Chicago i przedmieścia od kilku dni walczą z zamieszkami. Tysiące osób wyszło na ulice protestować po tym, jak czarnoskóry George Floyd został uduszony przez policjanta w Minneapolis. Podczas gdy jedni protestują pokojowo i domagają się sprawiedliwości, inni wykorzystują protest do grabieży i niszczenia biznesów, a nawet regularnej walki z policją. W sobotę wieczorem Chicago i niektóre miasta na przedmieściach wprowadziły godzinę policyjną. Na ulicach pojawili się żołnierze Gwardii Narodowej, którzy wspomagają lokalną policję.
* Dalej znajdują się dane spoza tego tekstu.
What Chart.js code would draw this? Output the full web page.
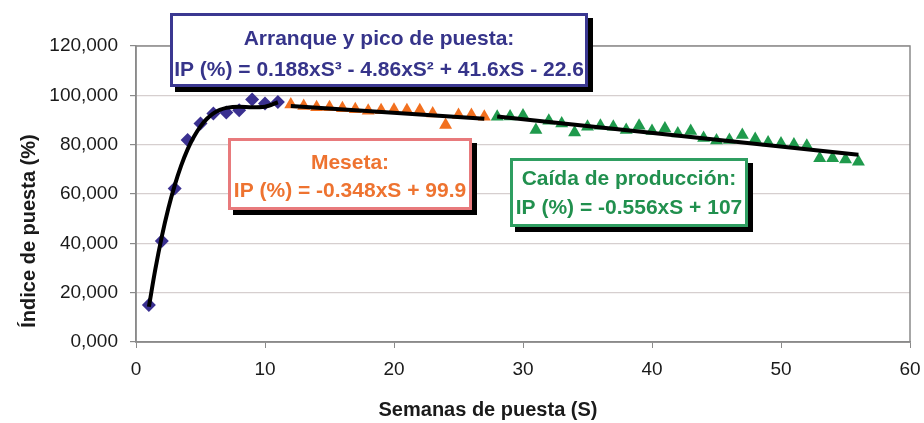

Mimo to każdego dnia dochodzi do poważnych starć z policją, do naruszenia dóbr zwykłych obywateli. Wiele biznesów zostało zrabowanych, a samochodów spalonych. Policja nie radzi sobie z zamieszkami, co zauważył także prezydent Donald Trump. W swoim przemówieniu zagroził, że jeśli władze poszczególnych miast nie opanują sytuacji, on wyśle wojsko na ulice i zrobi porządek z protestującymi. Słowa te mocno oburzyły burmistrz Chicago, która zapowiedziała, że jeśli wbrew jej woli Trump wyśle wojskowych na ulice Chicago, to spotkają się w sądzie.
Dzisiejsze tarcie pomiędzy burmistrz Chicago a prezydentem nie jest pierwszym. W piątek Lightfoot skrytykowała prezydenta za jego słowa, które pojawiły się na Tweeter.